La duda: ¿regresar o quedarme acá? Miedo no es. Vine de vacaciones, me quedé anclado por medidas restrictivas y después me convertí en refugiado. Y sí, siento una gran desconfianza. Veo borroso al padre Estado protector. Con buenas intenciones pero desdibujado a veces por un apocalipsis más. Unos los hubo provenientes de vaya a saber de dónde ni por qué, según registra la historia del mundo, y de los otros, peores, creados por el hombre. La utopía fue sepultada por la distopía. Y si la utopía para algunos nunca existió, vivimos para reforzar esa opinión de un mundo distópico donde las elites poderosas al extremo esclavizan a la humanidad con la ciencia y tecnología a su servicio.
Pobreza masiva, hambre por doquier, contaminación, cambio climático, eugenesia de la cultura. A fuerza de acostumbramiento, los sin nombre ni voz se dejan llevar por mensajes insidiosos que sólo conducen al totalitarismo. Y cuando gobiernos elegidos libremente por el pueblo procuran soluciones, tropiezan con mil piedras y cataratas de mentiras que distorsionan la realidad. El repetido hasta el cansancio: no sé de qué se trata pero me opongo de quienes se disfrazan de revolucionarios y libertarios. Lo de los unos y los otros se perpetúa. Ardua fue la batalla del cielo contra el demonio, pero tuvo un final. ¿Lo tuvo? A medias supongo, porque es eterna.
Recuerdo la ciudad que dejé hace casi dos años para descansar. Vacaciones en un pueblito costero de anchas playas y muelle de pesca que fuera de temporada te hace sentir Pedro Páramo y que se hicieron interminables. Aunque el aire con aroma de flores y pinos es limpio, mucho, la vestimenta es más que sencilla y se puede andar sin peligro en bicicleta y dejarla horas apoyada contra un eucaliptus sin cadenas ni candados. Por cierto, le cabe todas las de la ley. Pueblo chico, infierno grande. Pero son chismes, sólo eso. Aunque abundan.
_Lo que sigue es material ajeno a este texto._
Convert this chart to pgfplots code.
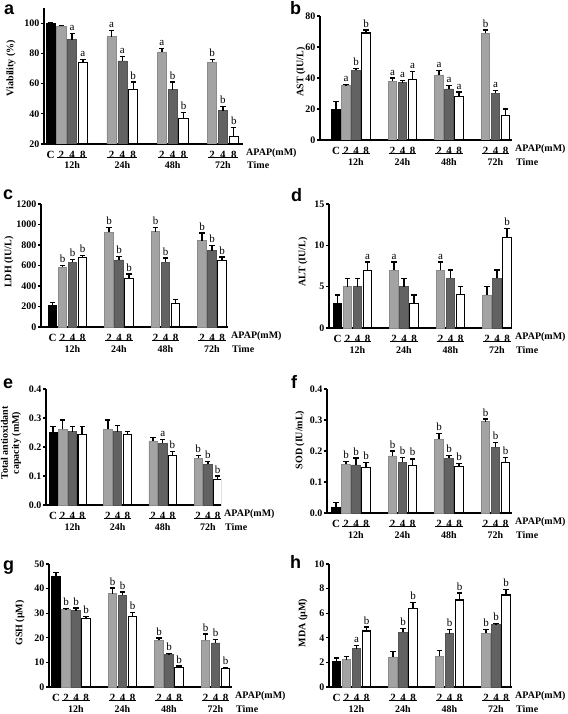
\documentclass[border=0pt]{standalone}
\usepackage{fontspec}
\setmainfont{Liberation Serif}
\newfontfamily\sansfont{Liberation Sans}
\usepackage{pgfplots}
\pgfplotsset{compat=1.18}
\definecolor{lg}{HTML}{A3A3A3}
\definecolor{dg}{HTML}{626262}
\newcommand{\tf}{\bfseries\fontsize{10}{11}\selectfont}
\newcommand{\xf}{\bfseries\fontsize{11}{12}\selectfont}
\newcommand{\lf}{\fontsize{11}{12}\selectfont}
\newcommand{\pf}{\sansfont\bfseries\fontsize{18}{20}\selectfont}
\pgfplotsset{
 pan/.style={
   scale only axis, anchor=south west, clip mode=individual,
   axis x line*=bottom, axis y line*=left,
   axis line style={line width=1.2pt,-},
   ybar, bar width=0.85,
   xtick={0,1,2,3,5.65,6.65,7.65,10.3,11.3,12.3,14.95,15.95,16.95},
   xticklabels={C,2,4,8,2,4,8,2,4,8,2,4,8},
   x tick style={draw=none},
   y tick style={line width=1.1pt, black},
   major tick length=3pt, tick align=outside,
   tick label style={font=\tf},
   yticklabel style={inner xsep=1.5pt},
   xticklabel style={anchor=base, yshift=-11.5pt, font=\xf},
   /pgf/number format/assume math mode=true,
   /pgf/number format/1000 sep={},
 },
 barstyle/.style={bar shift=0pt,
   /pgfplots/error bars/y dir=plus, /pgfplots/error bars/y explicit,
   /pgfplots/error bars/error bar style={line width=1.3pt,black},
   /pgfplots/error bars/error mark options={rotate=90,line width=1.3pt,black,mark size=2.6pt}},
 cC/.style={fill=black, draw=black, line width=0.6pt, barstyle},
 c2/.style={fill=lg, draw=lg!85!black, line width=0.6pt, barstyle},
 c4/.style={fill=dg, draw=dg!85!black, line width=0.6pt, barstyle},
 c8/.style={fill=white, draw=black, line width=1.1pt, barstyle},
}
\newcommand{\ann}[3]{\node[anchor=south,inner sep=0pt,font=\lf] at ([yshift=2.5pt]axis cs:#1,#2) {#3};}
\newcommand{\onegrp}[5]{%
  \draw[line width=1pt] ([yshift=-13.5pt]axis cs:#1,#5) -- ([yshift=-13.5pt]axis cs:#2,#5);
  \node[anchor=base,font=\tf,inner sep=0pt] at ([yshift=-25pt]axis cs:#3,#5) {#4};}
\newcommand{\grp}[1]{%
  \onegrp{0.62}{3.38}{2}{12h}{#1}
  \onegrp{5.27}{8.03}{6.65}{24h}{#1}
  \onegrp{9.92}{12.68}{11.3}{48h}{#1}
  \onegrp{14.57}{17.33}{15.95}{72h}{#1}
  \node[anchor=base west,font=\tf,inner sep=0pt] at ([xshift=3pt,yshift=-11.5pt]rel axis cs:1,0) {APAP(mM)};
  \node[anchor=base west,font=\tf,inner sep=0pt] at ([xshift=4pt,yshift=-25pt]rel axis cs:1,0) {Time};}
\begin{document}
\begin{tikzpicture}
\useasboundingbox (0,0) rectangle (567pt,-714pt);
% panel letters
\node[anchor=base west,inner sep=0pt,font=\pf] at (4pt,-15pt) {a};
\node[anchor=base west,inner sep=0pt,font=\pf] at (290pt,-15pt) {b};
\node[anchor=base west,inner sep=0pt,font=\pf] at (3pt,-200pt) {c};
\node[anchor=base west,inner sep=0pt,font=\pf] at (291pt,-201pt) {d};
\node[anchor=base west,inner sep=0pt,font=\pf] at (3pt,-388pt) {e};
\node[anchor=base west,inner sep=0pt,font=\pf] at (291pt,-388pt) {f};
\node[anchor=base west,inner sep=0pt,font=\pf] at (3pt,-570pt) {g};
\node[anchor=base west,inner sep=0pt,font=\pf] at (290pt,-568pt) {h};
% y labels
\node[rotate=90,font=\tf] at (11pt,-68pt) {Viability (\%)};
\node[rotate=90,font=\tf] at (301pt,-72pt) {AST (IU/L)};
\node[rotate=90,font=\tf] at (9pt,-262pt) {LDH (IU/L)};
\node[rotate=90,font=\tf] at (303pt,-262pt) {ALT (IU/L)};
\node[rotate=90,font=\tf,align=center] at (11pt,-443pt) {Total antioxidant\\capacity (mM)};
\node[rotate=90,font=\tf] at (300pt,-440pt) {SOD (IU/mL)};
\node[rotate=90,font=\tf] at (20pt,-623pt) {GSH (µM)};
\node[rotate=90,font=\tf] at (303pt,-623pt) {MDA (µM)};

% ---------- a
\begin{axis}[pan, at={(44pt,-144pt)}, width=199pt, height=136pt,
  xmin=-0.6, xmax=17.8, ymin=20, ymax=110, ytick={20,40,60,80,100}]
\addplot[cC] coordinates {(0,100) +- (0,0.5)};
\addplot[c2] coordinates {(1,98) +- (0,0.6) (5.65,91) +- (0,4) (10.3,81) +- (0,2) (14.95,74) +- (0,2)};
\addplot[c4] coordinates {(2,89) +- (0,4) (6.65,75) +- (0,3) (11.3,56) +- (0,5) (15.95,42) +- (0,3)};
\addplot[c8] coordinates {(3,74) +- (0,2) (7.65,56) +- (0,5) (12.3,37) +- (0,4) (16.95,25) +- (0,6)};
\ann{2}{93}{a}\ann{3}{76}{a}
\ann{5.65}{95}{a}\ann{6.65}{78}{a}\ann{7.65}{61}{b}
\ann{10.3}{83}{a}\ann{11.3}{61}{b}\ann{12.3}{41}{b}
\ann{14.95}{76}{b}\ann{15.95}{45}{b}\ann{16.95}{31}{b}
\grp{20}
\end{axis}

% ---------- b
\begin{axis}[pan, at={(320pt,-140pt)}, width=192pt, height=124pt,
  xmin=-1.6, xmax=17.6, ymin=0, ymax=80, ytick={0,20,40,60,80}]
\addplot[cC] coordinates {(0,20) +- (0,5)};
\addplot[c2] coordinates {(1,35) +- (0,1) (5.65,38) +- (0,2) (10.3,42) +- (0,3) (14.95,69) +- (0,2)};
\addplot[c4] coordinates {(2,45) +- (0,1) (6.65,37) +- (0,1.5) (11.3,33) +- (0,2) (15.95,30) +- (0,2)};
\addplot[c8] coordinates {(3,69) +- (0,2) (7.65,39) +- (0,5) (12.3,28) +- (0,3) (16.95,16) +- (0,4)};
\ann{1}{36}{a}\ann{2}{46}{b}\ann{3}{71}{b}
\ann{5.65}{40}{a}\ann{6.65}{38.5}{a}\ann{7.65}{44}{a}
\ann{10.3}{45}{a}\ann{11.3}{35}{a}\ann{12.3}{31}{a}
\ann{14.95}{71}{b}\ann{15.95}{32}{a}
\grp{0}
\end{axis}

% ---------- c
\begin{axis}[pan, at={(41pt,-327pt)}, width=187pt, height=123pt,
  xmin=-1.15, xmax=17.55, ymin=0, ymax=1200, ytick={0,200,400,600,800,1000,1200}]
\addplot[cC] coordinates {(0,211) +- (0,25)};
\addplot[c2] coordinates {(1,585) +- (0,15) (5.65,924) +- (0,48) (10.3,930) +- (0,42) (14.95,842) +- (0,75)};
\addplot[c4] coordinates {(2,634) +- (0,23) (6.65,655) +- (0,34) (11.3,634) +- (0,38) (15.95,745) +- (0,48)};
\addplot[c8] coordinates {(3,680) +- (0,16) (7.65,472) +- (0,45) (12.3,228) +- (0,40) (16.95,647) +- (0,36)};
\ann{1}{600}{b}\ann{2}{657}{b}\ann{3}{696}{b}
\ann{5.65}{972}{b}\ann{6.65}{689}{b}\ann{7.65}{517}{b}
\ann{10.3}{972}{b}\ann{11.3}{673}{b}
\ann{14.95}{917}{b}\ann{15.95}{793}{b}\ann{16.95}{683}{b}
\grp{0}
\end{axis}

% ---------- d
\begin{axis}[pan, at={(329pt,-328pt)}, width=183pt, height=124pt,
  xmin=-0.85, xmax=17.45, ymin=0, ymax=15, ytick={0,5,10,15}]
\addplot[cC] coordinates {(0,3) +- (0,1)};
\addplot[c2] coordinates {(1,5) +- (0,1) (5.65,7) +- (0,1) (10.3,7) +- (0,1) (14.95,4) +- (0,1)};
\addplot[c4] coordinates {(2,5) +- (0,1) (6.65,5) +- (0,1) (11.3,6) +- (0,1) (15.95,6) +- (0,1)};
\addplot[c8] coordinates {(3,7) +- (0,1) (7.65,3) +- (0,1) (12.3,4) +- (0,1) (16.95,11) +- (0,1)};
\ann{3}{8}{a}\ann{5.65}{8}{a}\ann{10.3}{8}{a}\ann{16.95}{12}{b}
\grp{0}
\end{axis}

% ---------- e
\begin{axis}[pan, at={(46pt,-505pt)}, width=175pt, height=116pt,
  xmin=-0.72, xmax=17.3, ymin=0, ymax=0.4, ytick={0,0.1,0.2,0.3,0.4},
  yticklabel style={/pgf/number format/.cd, fixed, fixed zerofill, precision=1}]
\addplot[cC] coordinates {(0,0.251) +- (0,0.019)};
\addplot[c2] coordinates {(1,0.261) +- (0,0.032) (5.65,0.261) +- (0,0.032) (10.3,0.221) +- (0,0.011) (14.95,0.162) +- (0,0.008)};
\addplot[c4] coordinates {(2,0.253) +- (0,0.017) (6.65,0.253) +- (0,0.02) (11.3,0.213) +- (0,0.014) (15.95,0.141) +- (0,0.009)};
\addplot[c8] coordinates {(3,0.242) +- (0,0.028) (7.65,0.242) +- (0,0.011) (12.3,0.17) +- (0,0.015) (16.95,0.089) +- (0,0.011)};
\ann{11.3}{0.227}{a}\ann{12.3}{0.185}{b}
\ann{14.95}{0.17}{b}\ann{15.95}{0.15}{b}\ann{16.95}{0.1}{b}
\grp{0}
\end{axis}

% ---------- f
\begin{axis}[pan, at={(327pt,-513pt)}, width=185pt, height=124pt,
  xmin=-0.9, xmax=17.6, ymin=0, ymax=0.4, ytick={0,0.1,0.2,0.3,0.4},
  yticklabel style={/pgf/number format/.cd, fixed, fixed zerofill, precision=1}]
\addplot[cC] coordinates {(0,0.018) +- (0,0.016)};
\addplot[c2] coordinates {(1,0.158) +- (0,0.008) (5.65,0.184) +- (0,0.016) (10.3,0.238) +- (0,0.019) (14.95,0.295) +- (0,0.008)};
\addplot[c4] coordinates {(2,0.155) +- (0,0.022) (6.65,0.164) +- (0,0.016) (11.3,0.177) +- (0,0.008) (15.95,0.212) +- (0,0.015)};
\addplot[c8] coordinates {(3,0.148) +- (0,0.016) (7.65,0.152) +- (0,0.022) (12.3,0.15) +- (0,0.009) (16.95,0.163) +- (0,0.016)};
\ann{1}{0.166}{b}\ann{2}{0.177}{b}\ann{3}{0.164}{b}
\ann{5.65}{0.2}{b}\ann{6.65}{0.18}{b}\ann{7.65}{0.175}{b}
\ann{10.3}{0.257}{b}\ann{11.3}{0.185}{b}\ann{12.3}{0.159}{b}
\ann{14.95}{0.303}{b}\ann{15.95}{0.227}{b}\ann{16.95}{0.179}{b}
\grp{0}
\end{axis}

% ---------- g
\begin{axis}[pan, at={(49pt,-687pt)}, width=183pt, height=123pt,
  xmin=-0.7, xmax=17.6, ymin=0, ymax=50, ytick={0,10,20,30,40,50}]
\addplot[cC] coordinates {(0,45) +- (0,1.6)};
\addplot[c2] coordinates {(1,31.4) +- (0,0.4) (5.65,37.9) +- (0,2.3) (10.3,19) +- (0,0.9) (14.95,19) +- (0,2.5)};
\addplot[c4] coordinates {(2,31) +- (0,1.1) (6.65,37.3) +- (0,1.3) (11.3,13.1) +- (0,0.5) (15.95,17.9) +- (0,1.3)};
\addplot[c8] coordinates {(3,28) +- (0,0.7) (7.65,28.7) +- (0,1.7) (12.3,8.1) +- (0,0.4) (16.95,7.6) +- (0,0.3)};
\ann{1}{31.8}{b}\ann{2}{32.1}{b}\ann{3}{28.7}{b}
\ann{5.65}{40.2}{b}\ann{6.65}{38.6}{b}\ann{7.65}{30.4}{b}
\ann{10.3}{19.9}{b}\ann{11.3}{13.6}{b}\ann{12.3}{8.5}{b}
\ann{14.95}{21.5}{b}\ann{15.95}{19.2}{b}\ann{16.95}{7.9}{b}
\grp{0}
\end{axis}

% ---------- h
\begin{axis}[pan, at={(329pt,-687pt)}, width=183pt, height=123pt,
  xmin=-0.75, xmax=17.55, ymin=0, ymax=10, ytick={0,2,4,6,8,10}]
\addplot[cC] coordinates {(0,2.11) +- (0,0.25)};
\addplot[c2] coordinates {(1,2.22) +- (0,0.25) (5.65,2.44) +- (0,0.46) (10.3,2.49) +- (0,0.46) (14.95,4.39) +- (0,0.27)};
\addplot[c4] coordinates {(2,3.12) +- (0,0.24) (6.65,4.47) +- (0,0.27) (11.3,4.34) +- (0,0.32) (15.95,5.07) +- (0,0.08)};
\addplot[c8] coordinates {(3,4.55) +- (0,0.33) (7.65,6.4) +- (0,0.48) (12.3,7.07) +- (0,0.57) (16.95,7.48) +- (0,0.43)};
\ann{2}{3.36}{a}\ann{3}{4.88}{b}
\ann{6.65}{4.74}{b}\ann{7.65}{6.88}{b}
\ann{11.3}{4.66}{b}\ann{12.3}{7.64}{b}
\ann{14.95}{4.66}{b}\ann{15.95}{5.15}{b}\ann{16.95}{7.91}{b}
\grp{0}
\end{axis}
\end{tikzpicture}
\end{document}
Lejos distaba entonces mi propia ciudad de ser un paraíso. Patadas, tiros y líos, Invasión narco cada vez más marcada. Pero siguiendo los titulares de los medios de comunicación y de incomunicación, hoy es un infierno. Volver. De la sartén al fuego. Rosario semeja una ciudad de sangre y virus. Rostros de triste abatimiento se esconden antes del atardecer. Cautela y prudencia de ayer se convirtieron en indisimulable terror. La angustia es ahora el vestigio de la libertad, como dijo el pensador danés Kierkegaard.
Recordar la vida anterior a esta pandemia es difícil. Un día el mundo se detuvo como en un relato de ciencia ficción. No más besos ni abrazos espontáneos. Nada de caminar de noche por la Fluvial y escuchar las campanadas de la boya que se agita en el río. Adiós a la última copa de madrugada, a leer un libro junto a la ventana del café mientras los noctámbulos pasan y nos ven como pescaditos rojos nadando en una pecera de agua bendita. Andar de madrugada con sigilo y ojos en la nuca y esperar el ómnibus de los pasajeros somnolientos o un taxi si fue día de cobro. Nunca se está solo en Rosario. Es siempre uno y la ciudad. Volver a empezar, queda mucho por andar, dice la canción. O esa otra que nos recuerda que siempre se vuelve a los viejos sitios donde se amó la vida. Ya tengo media valija armada. Y uno de estos días cambiaré la bruma del invierno tan temido que llega y el penetrante rumor del mar, por esas calles vacías. Por esas veredas que extrañan las suelas de mis zapatos.